We have already been given warning that in the mini-Budget there is likely to be a further cut in road funding. In fact, we are told that we are looking at a cut that could be of the order of $150m. If what the Victorian Minister has suggested is correct, this could mean for Victoria, a further cut of $40m. By any measure this is very significant when one considers the impact it is having on local roads. A few honourable members of this House ought to spend a bit more time having a look around the country because it is a very serious matter.

I thought that in my remaining time I would switch to another subject, because I can come back to road funding anytime. Today the Prime Minister (Mr Hawke) made some reference to the assets test. I thought I might, for the benefit of honourable members, remind the House how inequitable this assets test is. As has been demonstrated on many occasions, the assets test is highly discriminatory against people in the country, especially people on small farms and, more particularly, soldier settlers. As a simple example, a soldier settler may have a farm worth, say, $250,000. His house will be valued at $50,000, and he will find himself excluded from the pension.
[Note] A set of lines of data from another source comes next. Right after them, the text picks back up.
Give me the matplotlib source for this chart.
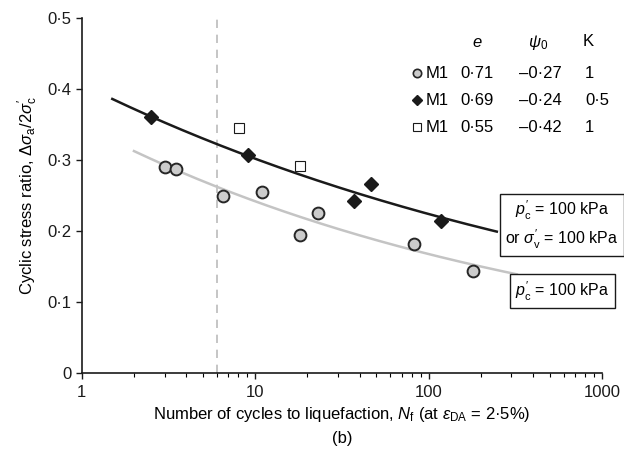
import numpy as np
import matplotlib
matplotlib.use("Agg")
import matplotlib.pyplot as plt
from matplotlib.ticker import FixedLocator, LogLocator, NullFormatter

plt.rcParams['font.family'] = ['Liberation Sans', 'DejaVu Sans']
plt.rcParams['mathtext.fontset'] = 'custom'
plt.rcParams['mathtext.rm'] = 'Liberation Sans'
plt.rcParams['mathtext.it'] = 'Liberation Sans:italic'
plt.rcParams['mathtext.sf'] = 'Liberation Sans'

# data
# M1, e = 0.71, K = 1 (grey circles)
circ_n = [3.0, 3.5, 6.5, 11.0, 18.1, 23.1, 82.4, 179.6]
circ_csr = [0.290, 0.287, 0.250, 0.255, 0.195, 0.226, 0.182, 0.144]
# M1, e = 0.69, K = 0.5 (black diamonds)
diam_n = [2.5, 9.1, 37.1, 46.3, 117.4]
diam_csr = [0.360, 0.307, 0.242, 0.266, 0.214]
# M1, e = 0.55, K = 1 (open squares)
sq_n = [8.05, 18.1]
sq_csr = [0.345, 0.291]

# trend lines, points
black_curve_n = [1.5, 2.5, 9.1, 52.0, 247.0]
black_curve_csr = [0.387, 0.360, 0.306, 0.244, 0.199]
grey_curve_n = [2.0, 6.0, 52.0, 322.0]
grey_curve_csr = [0.313, 0.262, 0.186, 0.139]

n_limit = 6  # dashed reference line

legend_rows = [
    ('M1', '0·71', '–0·27', '1'),
    ('M1', '0·69', '–0·24', '0·5'),
    ('M1', '0·55', '–0·42', '1'),
]

y_ticks = [0, 0.1, 0.2, 0.3, 0.4, 0.5]
y_tick_labels = ['0', '0·1', '0·2', '0·3', '0·4', '0·5']
x_ticks = [1, 10, 100, 1000]
x_tick_labels = ['1', '10', '100', '1000']


def power_fit(n, csr):
    # straight line in log-log space
    b, a = np.polyfit(np.log10(n), np.log10(csr), 1)
    xs = np.geomspace(min(n), max(n), 200)
    return xs, 10 ** (a + b * np.log10(xs))


fig = plt.figure(figsize=(6.24, 4.65), dpi=100)
ax = fig.add_axes([0.131, 0.198, 0.834, 0.763])

ax.axvline(n_limit, color='#bbbbbb', lw=1.2, ls=(0, (5, 4)), zorder=1)

xs, ys = power_fit(black_curve_n, black_curve_csr)
ax.plot(xs, ys, color='#1a1a1a', lw=1.8, zorder=2)
xs, ys = power_fit(grey_curve_n, grey_curve_csr)
ax.plot(xs, ys, color='#c4c4c4', lw=1.8, zorder=2)

ax.plot(circ_n, circ_csr, 'o', ms=8.5, mfc='#cccccc', mec='#262626', mew=1.4, ls='none', zorder=4)
ax.plot(diam_n, diam_csr, 'D', ms=7.5, mfc='#1a1a1a', mec='#1a1a1a', ls='none', zorder=4)
ax.plot(sq_n, sq_csr, 's', ms=7, mfc='white', mec='#1a1a1a', mew=0.8, ls='none', zorder=4)

ax.set_xscale('log')
ax.set_xlim(1, 1000)
ax.set_ylim(0, 0.5)
ax.xaxis.set_major_locator(FixedLocator(x_ticks))
ax.set_xticklabels(x_tick_labels)
ax.xaxis.set_minor_locator(LogLocator(base=10, subs=np.arange(2, 10)))
ax.xaxis.set_minor_formatter(NullFormatter())
ax.set_yticks(y_ticks)
ax.set_yticklabels(y_tick_labels)
ax.tick_params(axis='both', which='major', labelsize=12, direction='out', length=4, width=1, colors='#1a1a1a')
ax.tick_params(axis='x', which='minor', direction='out', length=3, width=0.8)
ax.tick_params(axis='x', pad=5)
for s in ['top', 'right']:
    ax.spines[s].set_visible(False)
for s in ['left', 'bottom']:
    ax.spines[s].set_linewidth(1.2)
    ax.spines[s].set_color('#1a1a1a')

ax.set_ylabel(r"Cyclic stress ratio, $\Delta\sigma_{\rm a}/2\sigma^{\prime}_{\rm c}$", fontsize=12, labelpad=5)
ax.set_xlabel(r"Number of cycles to liquefaction, $N_{\rm f}$ (at $\varepsilon_{\rm DA}$ = 2·5%)", fontsize=12, labelpad=3)
fig.text(0.548, 0.058, '(b)', ha='center', va='center', fontsize=12)

# legend table
tr = ax.transAxes
ax.text(0.760, 0.930, r'$e$', transform=tr, ha='center', va='center', fontsize=12)
ax.text(0.876, 0.930, r'$\psi_0$', transform=tr, ha='center', va='center', fontsize=12)
ax.text(0.963, 0.935, 'K', transform=tr, ha='left', va='center', fontsize=12)
row_y = [0.845, 0.769, 0.693]
ax.plot(0.644, row_y[0], 'o', transform=tr, ms=6, mfc='#cccccc', mec='#262626', mew=1.2, clip_on=False)
ax.plot(0.644, row_y[1], 'D', transform=tr, ms=5.5, mfc='#1a1a1a', mec='#1a1a1a', clip_on=False)
ax.plot(0.644, row_y[2], 's', transform=tr, ms=5.5, mfc='white', mec='#1a1a1a', mew=0.8, clip_on=False)
for y, (name, e, psi, k) in zip(row_y, legend_rows):
    ax.text(0.660, y, name, transform=tr, ha='left', va='center', fontsize=12)
    ax.text(0.760, y, e, transform=tr, ha='center', va='center', fontsize=12)
    ax.text(0.881, y, psi, transform=tr, ha='center', va='center', fontsize=12)
    ax.text(0.967, y, k, transform=tr, ha='left', va='center', fontsize=12)

box = dict(boxstyle='square,pad=0.35', fc='white', ec='#1a1a1a', lw=1)
ax.text(0.923, 0.417, "$p^{\\prime}_{\\rm c}$ = 100 kPa\nor $\\sigma^{\\prime}_{\\rm v}$ = 100 kPa", transform=tr,
        ha='center', va='center', fontsize=11.5, bbox=box, zorder=5, linespacing=1.3, clip_on=False)
ax.text(0.924, 0.231, "$p^{\\prime}_{\\rm c}$ = 100 kPa", transform=tr,
        ha='center', va='center', fontsize=11.5, bbox=box, zorder=5, clip_on=False)

fig.savefig('out.png', dpi=100)
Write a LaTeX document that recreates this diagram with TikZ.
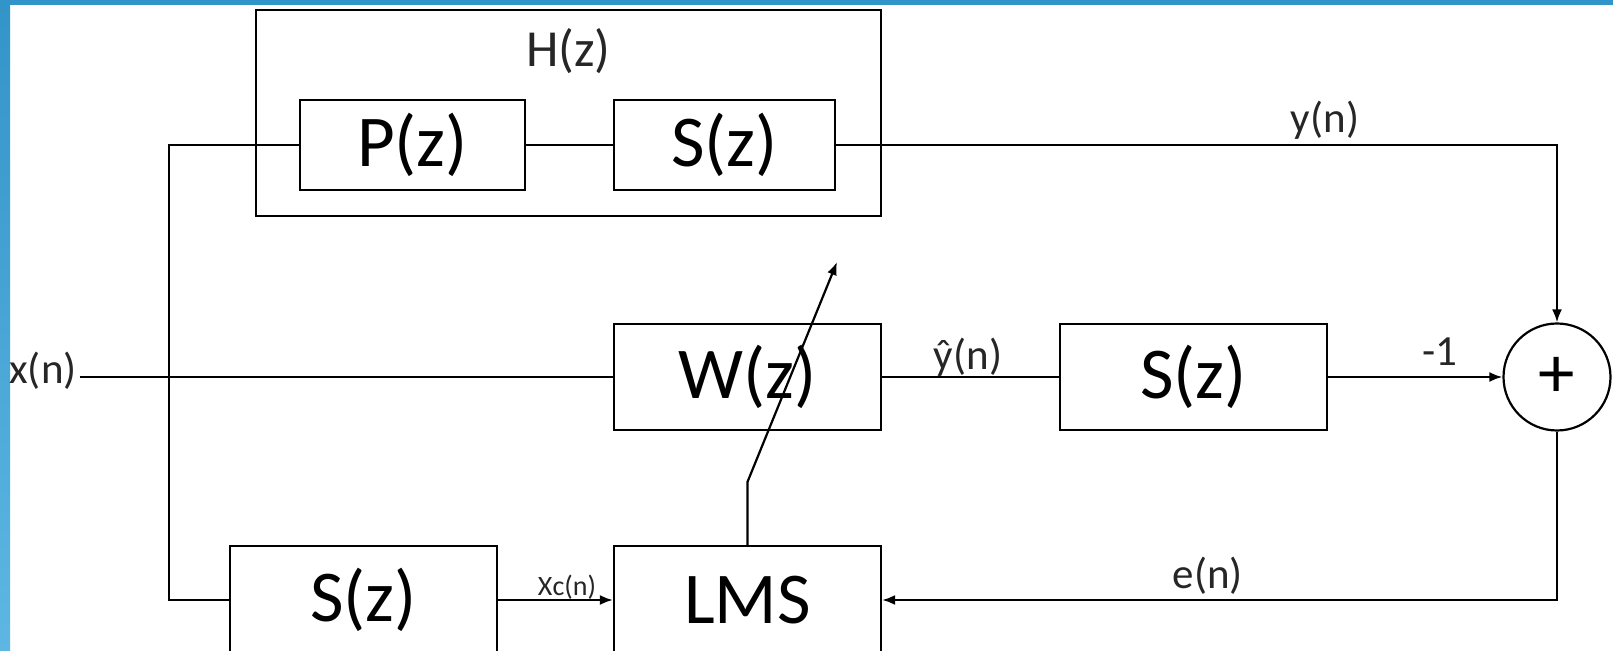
\documentclass[tikz,border=0pt]{standalone}
\usepackage{fontspec}
\setmainfont{Carlito}
\usepackage{xcolor}
\usetikzlibrary{arrows.meta}
\definecolor{slideblue}{HTML}{3394C9}
\definecolor{slidelight}{HTML}{5DB7E2}

\begin{document}
\begin{tikzpicture}[x=0.5pt, y=-0.5pt, line width=1.1pt,
  block/.style={draw, minimum width=133.5pt, minimum height=53pt, inner sep=0pt, font=\fontsize{36.5}{40}\selectfont},
  sig/.style={font=\fontsize{21.5}{24}\selectfont, text=black!85},
  arr/.style={-{Latex[length=6.5pt,width=5pt]}}]
\useasboundingbox (0,0) rectangle (1613,651);
\fill[white] (0,0) rectangle (1613,651);
\shade[top color=slideblue, bottom color=slidelight] (0,0) rectangle (10,651);
\fill[slideblue] (0,0) rectangle (1613,5);

\node[draw, minimum width=312.5pt, minimum height=103pt] (H) at (568.5,113) {};
\node[font=\fontsize{26}{30}\selectfont, text=black!85] (Hlbl) at (568.5,51) {H(z)};
\node[block, minimum width=112.5pt, minimum height=45pt] (P) at (412.5,145) {P(z)};
\node[block, minimum width=110.5pt, minimum height=45pt] (St) at (724.5,145) {S(z)};
\node[block] (W) at (747.5,377) {W(z)};
\node[block] (Sm) at (1193.5,377) {S(z)};
\node[block, minimum height=54pt] (Sb) at (363.5,600) {S(z)};
\node[block, minimum height=54pt] (LMS) at (747.5,600) {LMS};
\node[draw, circle, minimum size=53.5pt, inner sep=0pt, font=\fontsize{36.5}{40}\selectfont] (sum) at (1557,377) {+};

\node[sig, inner xsep=1pt] (xn) at (43,371) {x(n)};
\node[sig] (yn) at (1325,120) {y(n)};
\node[sig] (yhat) at (968,357) {ŷ(n)};
\node[sig] (m1) at (1440,352) {-1};
\node[sig] (en) at (1208,576) {e(n)};
\node[sig, font=\fontsize{14}{16}\selectfont] (xc) at (567,587) {Xc(n)};

\coordinate (tap) at (169,377);
\coordinate (tip) at (837,262);
\draw (P.west) -| (tap) |- (Sb.west);
\draw (W.west -| xn.east) -- (W.west);
\draw (P.east) -- (St.west);
\draw[arr] (St.east) -| (sum.north);
\draw (W.east) -- (Sm.west);
\draw[arr] (Sm.east) -- (sum.west);
\draw[arr] (sum.south) |- (LMS.east);
\draw[arr] (Sb.east) -- (LMS.west);
\draw[arr] (LMS.north) -- ++(0,-63) -- (tip);
\end{tikzpicture}
\end{document}
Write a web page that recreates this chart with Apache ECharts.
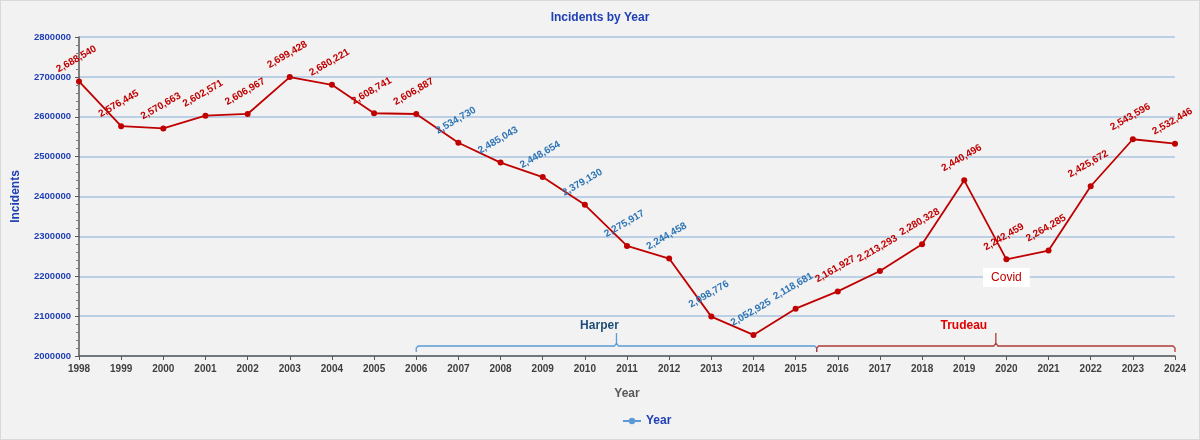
<!DOCTYPE html>
<html>
<head>
<meta charset="utf-8">
<script src="https://cdn.jsdelivr.net/npm/echarts@6/dist/echarts.min.js"></script>
<style>
html,body{margin:0;padding:0;background:#f2f2f2;}
#c{width:1200px;height:440px;box-sizing:border-box;border:1px solid #d9d9d9;}
</style>
</head>
<body>
<div id="c"></div>
<script>
const years = [1998,1999,2000,2001,2002,2003,2004,2005,2006,2007,2008,2009,2010,2011,2012,2013,2014,2015,2016,2017,2018,2019,2020,2021,2022,2023,2024];
const incidents = [2688540,2576445,2570663,2602571,2606967,2699428,2680221,2608741,2606887,2534730,2485043,2448654,2379130,2275917,2244458,2098776,2052925,2118681,2161927,2213293,2280328,2440496,2242459,2264285,2425672,2543596,2532446];
const bracketNames = ['Harper','Trudeau'];
const bracketStart = [2006, 2015.5];
const bracketEnd = [2015.5, 2024];
const blueLabelFrom = 2007, blueLabelTo = 2015;

const FONT = '"Liberation Sans", Arial, sans-serif';
const RED = '#c00000', BLUE = '#2e75b6';
const bracketColors = ['#5b9bd5', '#b03a3a'];
const bracketTextColors = ['#1f4e79', '#e00000'];
const bracketTextShift = [-17, -32];

const chart = echarts.init(document.getElementById('c'));
const lineData = years.map((y, i) => ({
  value: [y, incidents[i]],
  label: { color: (y >= blueLabelFrom && y <= blueLabelTo) ? BLUE : RED }
}));

chart.setOption({
  backgroundColor: '#f2f2f2',
  textStyle: { fontFamily: FONT },
  title: {
    text: 'Incidents by Year', left: 'center', top: 6,
    textStyle: { fontSize: 12, fontWeight: 'bold', color: '#1f3fb5', fontFamily: FONT }
  },
  legend: {
    bottom: 12, left: 621,
    data: [{ name: 'Year', itemStyle: { color: '#5b9bd5' }, lineStyle: { color: '#5b9bd5', width: 2 } }],
    textStyle: { fontWeight: 'bold', color: '#1f3fb5', fontSize: 12, fontFamily: FONT },
    itemWidth: 18, itemHeight: 8, itemGap: 4, padding: 0
  },
  grid: { left: 78, right: 24, top: 36, bottom: 83 },
  xAxis: {
    type: 'value', min: 1998, max: 2024, interval: 1,
    name: 'Year', nameLocation: 'middle', nameGap: 32,
    nameTextStyle: { fontWeight: 'bold', color: '#595959', fontSize: 12 },
    axisLine: { lineStyle: { color: '#595959', width: 1.5 } },
    axisTick: { show: true, length: 4, lineStyle: { color: '#595959' } },
    axisLabel: { color: '#404040', fontWeight: 'bold', fontSize: 10, margin: 8, formatter: v => String(v) },
    splitLine: { show: false }
  },
  yAxis: {
    type: 'value', min: 2000000, max: 2800000, interval: 100000,
    name: 'Incidents', nameLocation: 'middle', nameGap: 57,
    nameTextStyle: { fontWeight: 'bold', color: '#1f3fb5', fontSize: 12 },
    axisLine: { show: true, lineStyle: { color: '#595959', width: 1.5 } },
    axisTick: { show: true, length: 4, lineStyle: { color: '#595959' } },
    minorTick: { show: true, splitNumber: 5, length: 3, lineStyle: { color: '#7f7f7f' } },
    axisLabel: { color: '#1f3fb5', fontWeight: 'bold', fontSize: 9.5, margin: 8, formatter: v => String(v) },
    splitLine: { show: true, lineStyle: { color: '#a9c4df', width: 1.5 } }
  },
  series: [
    {
      name: 'Year', type: 'line', data: lineData,
      symbol: 'circle', symbolSize: 6,
      itemStyle: { color: RED },
      lineStyle: { color: RED, width: 1.8 },
      label: {
        show: true, position: 'top', rotate: 30, distance: 15,
        fontSize: 10, fontWeight: 'bold', fontFamily: FONT,
        formatter: p => p.value[1].toLocaleString('en-US')
      },
      markPoint: {
        symbol: 'rect', symbolSize: 0,
        data: [{ coord: [2020, 2197000], value: 'Covid' }],
        label: {
          show: true, formatter: 'Covid', color: '#c00000', fontSize: 12,
          backgroundColor: '#ffffff', padding: [4, 8, 3, 8], fontFamily: FONT
        }
      },
      z: 3
    },
    {
      name: 'brackets', type: 'custom',
      data: bracketNames.map((n, i) => [bracketStart[i], bracketEnd[i], i]),
      encode: { x: [0, 1] },
      silent: true,
      renderItem: function (params, api) {
        const idx = api.value(2);
        const a = api.coord([api.value(0), 2000000]);
        const b = api.coord([api.value(1), 2000000]);
        const x0 = a[0], x1 = b[0], xm = (x0 + x1) / 2;
        const yb = a[1] - 10;
        const col = bracketColors[idx];
        return {
          type: 'group',
          children: [
            {
              type: 'polyline',
              shape: { points: [[x0, yb + 6], [x0, yb + 2], [x0 + 2, yb], [xm - 2, yb], [xm, yb - 3], [xm, yb - 13], [xm, yb - 3], [xm + 2, yb], [x1 - 2, yb], [x1, yb + 2], [x1, yb + 6]] },
              style: { stroke: col, lineWidth: 1.3, fill: null }
            },
            {
              type: 'text',
              style: {
                text: bracketNames[idx], x: xm + bracketTextShift[idx], y: yb - 20,
                textAlign: 'center', textVerticalAlign: 'middle',
                fill: bracketTextColors[idx], font: 'bold 12px ' + FONT
              }
            }
          ]
        };
      },
      z: 2
    }
  ]
});
</script>
</body>
</html>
A person in the city who has a house worth $300,000, $400,000 or $500,000 in many cases will still be eligible for a pension. If there is some sort of equity there, I fail to see it. In fact, judging by the way house prices are rising in some places in the cities I would be surprised if, despite the assets test, there are not now some millionaires receiving the pension, because of the value of their houses. So much for the equity and the claims of the Labor Government that the assets test is fair. By any measure, it is highly discriminatory, and it is highly discriminatory against small farmers.